Ce qui se passe autour de ce recrutement massif dans la fonction publique est incroyable. Près de 4 millions de jeunes diplômés se sont lancés à l’assaut de ce concours qui débouchera sur un emploi pour 25000 d’entre eux. Annoncée par le président de la république, la nouvelle avait dans un premier temps semblé utopie au regard de la situation économique du pays. En plus il faut débourser moins de 5000f CFA pour constituer les dossiers qui, en temps normal coûterait plus de 40000f CFA. C’est lorsque le premier ministre chef du gouvernement a créé une commission en charge dudit recrutement que même les plus sceptiques ont commencé à croire. La question suscite moult interrogations pour un pays qui sort d’un apurement de l’effectif de la fonction publique. Ces interrogations n’ont pas laissé de marbre les responsables de la banque mondiale dont les émissaires ont séjournés au Cameroun pour essayer de comprendre le pourquoi de ce recrutement massif, et surtout d’avoir la réponse à la question « d’où viendra l’argent pour payer ces nouveaux fonctionnaires ? ». Les autorités se sont bornées à soutenir que le pays allait trouver les ressources financières nécessaires pour faire face à cette nouvelle masse salariale sans toutefois être plus convaincantes. Pourtant, la banque mondiale s’attendait à des chiffres en ordre de grandeur et leur provenance. En quittant le pays cette question ne semblait pas être claire.
Sur le terrain, par millions, les jeunes se bousculent pour décrocher un récépissé de dépôt de dossier de candidature à ce recrutement. On avait frôlé le pire les premiers jours avec des évanouissements et des frustrations diverses sur l’esplanade des services du gouverneur de la région du centre, unique centre de dépôt de dossier. Heureusement, la décentralisation de ces centres dans les huit sous-préfectures de la capitale a permis de diminuer la bousculade mais sans résoudre le problème des files d’attentes. De plus en plus nombreux, ils doivent braver le soleil et la pluie, pendant des jours durant pour déposer leurs dossiers. Plus la date du 14 avril approche, plus ils sont nombreux et excités, hantés par la peur de ne pas pouvoir déposer leurs dossiers avant cette date qui est le délai de recevabilité.

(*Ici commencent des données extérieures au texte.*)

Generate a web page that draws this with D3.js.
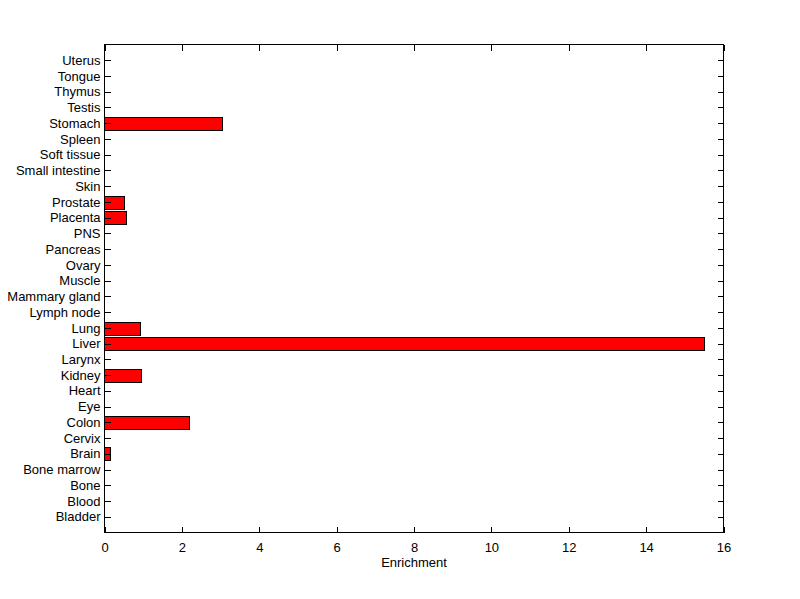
<!DOCTYPE html>
<html><head><meta charset="utf-8">
<script src="https://cdn.jsdelivr.net/npm/d3@7"></script>
<style>body{margin:0;background:#fff}svg{display:block}</style>
</head><body>
<script>
const categories = ["Bladder","Blood","Bone","Bone marrow","Brain","Cervix","Colon","Eye","Heart","Kidney","Larynx","Liver","Lung","Lymph node","Mammary gland","Muscle","Ovary","Pancreas","PNS","Placenta","Prostate","Skin","Small intestine","Soft tissue","Spleen","Stomach","Testis","Thymus","Tongue","Uterus"];
const values = [0,0,0,0,0.15,0,2.19,0,0,0.95,0,15.5,0.92,0,0,0,0,0,0,0.56,0.51,0,0,0,0,3.04,0,0,0,0];
const xTicks = [0,2,4,6,8,10,12,14,16];
const xLabel = "Enrichment";

(function(){
const W=800,H=599;
const L=104.5,R=723.5,T=44.5,B=532.5;
const svg=d3.select("body").append("svg").attr("width",W).attr("height",H);
const font="'Liberation Sans', Arial, Helvetica, sans-serif";
const x=d3.scaleLinear().domain([0,16]).range([L,R]);
const y=d3.scaleLinear().domain([0,categories.length+1]).range([B,T]);
const bw=(y(0)-y(1))*0.8;

const data=categories.map((c,i)=>({c,v:values[i],pos:i+1}));
svg.append("g").selectAll("rect").data(data.filter(d=>d.v>0)).join("rect")
  .attr("x",x(0)).attr("y",d=>Math.round(y(d.pos)-bw/2)+0.5)
  .attr("width",d=>Math.round(x(d.v)-x(0))).attr("height",Math.round(bw))
  .attr("fill","#ff0000").attr("stroke","#000").attr("stroke-width",1);

svg.append("rect").attr("x",L).attr("y",T).attr("width",R-L).attr("height",B-T)
  .attr("fill","none").attr("stroke","#000").attr("stroke-width",1);

const tl=6;
const axB=d3.axisBottom(x).tickValues(xTicks).tickSizeInner(-tl).tickSizeOuter(0).tickPadding(10).tickFormat(d3.format("d"));
const axT=d3.axisTop(x).tickValues(xTicks).tickSizeInner(-tl).tickSizeOuter(0).tickFormat("");
const axL=d3.axisLeft(y).tickValues(data.map(d=>d.pos)).tickSizeInner(-tl).tickSizeOuter(0).tickFormat(d=>categories[d-1]);
const axR=d3.axisRight(y).tickValues(data.map(d=>d.pos)).tickSizeInner(-tl).tickSizeOuter(0).tickFormat("");

function style(g){
  g.select(".domain").remove();
  g.selectAll("line").attr("stroke","#000").attr("shape-rendering","crispEdges");
  g.selectAll("text").attr("fill","#000").style("font-family",font).style("font-size","13px");
}
svg.append("g").attr("transform",`translate(0,${B})`).call(axB).call(style);
svg.append("g").attr("transform",`translate(0,${T})`).call(axT).call(style);
svg.append("g").attr("transform",`translate(${L},0)`).call(axL).call(style)
  .selectAll("text").attr("x",-4);
svg.append("g").attr("transform",`translate(${R},0)`).call(axR).call(style);

svg.append("text").attr("x",(L+R)/2).attr("y",567).attr("text-anchor","middle")
  .style("font-family",font).style("font-size","13px").text(xLabel);
})();
</script>
</body></html>
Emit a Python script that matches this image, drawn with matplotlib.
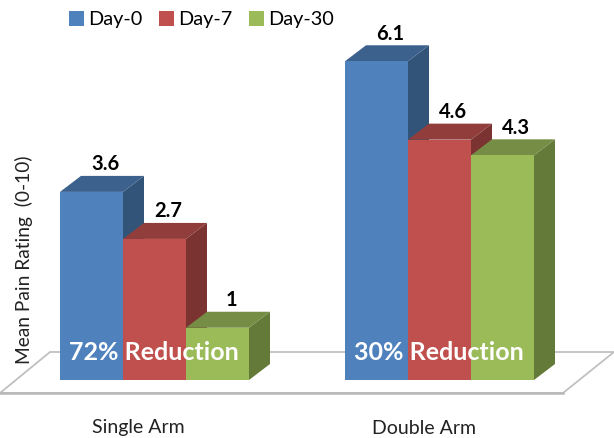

On se pose la question de savoir si les jeunes répondraient toujours massivement si l’annonce avait été faite pour envoyer 25000 jeunes pour cultiver le manioc et maïs dans les villages. Bien sûr que non. Depuis plus de deux décennies, le fonctionnariat n’est plus un sacerdoce. Il est devenu un poste où l’on vient s’enrichir tout simplement. La notion de service public a foutu le camp au profit du service individuel. C’est ce qui a d’ailleurs contribué à développer la corruption dans l’administration camerounaise. Il est fréquent de voir le fonctionnaire mettre ses intérêts personnels avant l’intérêt général. Dans un projet de construction de route par exemple, l’intérêt de ce qui rentrera dans les poches de certains est plus important que le service que cette voie de communication apportera à des millions de personnes. Pire encore lorsque quelqu’un est nommé à un poste « haut placé » dans l’administration, il organise une fête où l’on chante, danse et mange. Non sans dire merci à celui qui l’a nommé.
Il est aujourd’hui important de faire comprendre aux millions de jeunes diplômés camerounais que l’administration n’est pas l’unique fournisseur d’emploi. Le secteur agricole est un puissant pourvoyeur d’emploi.
Encourageons donc nos autorités à promouvoir ce secteur prometteur pour le futur, afin de le rendre plus accessible aux jeunes.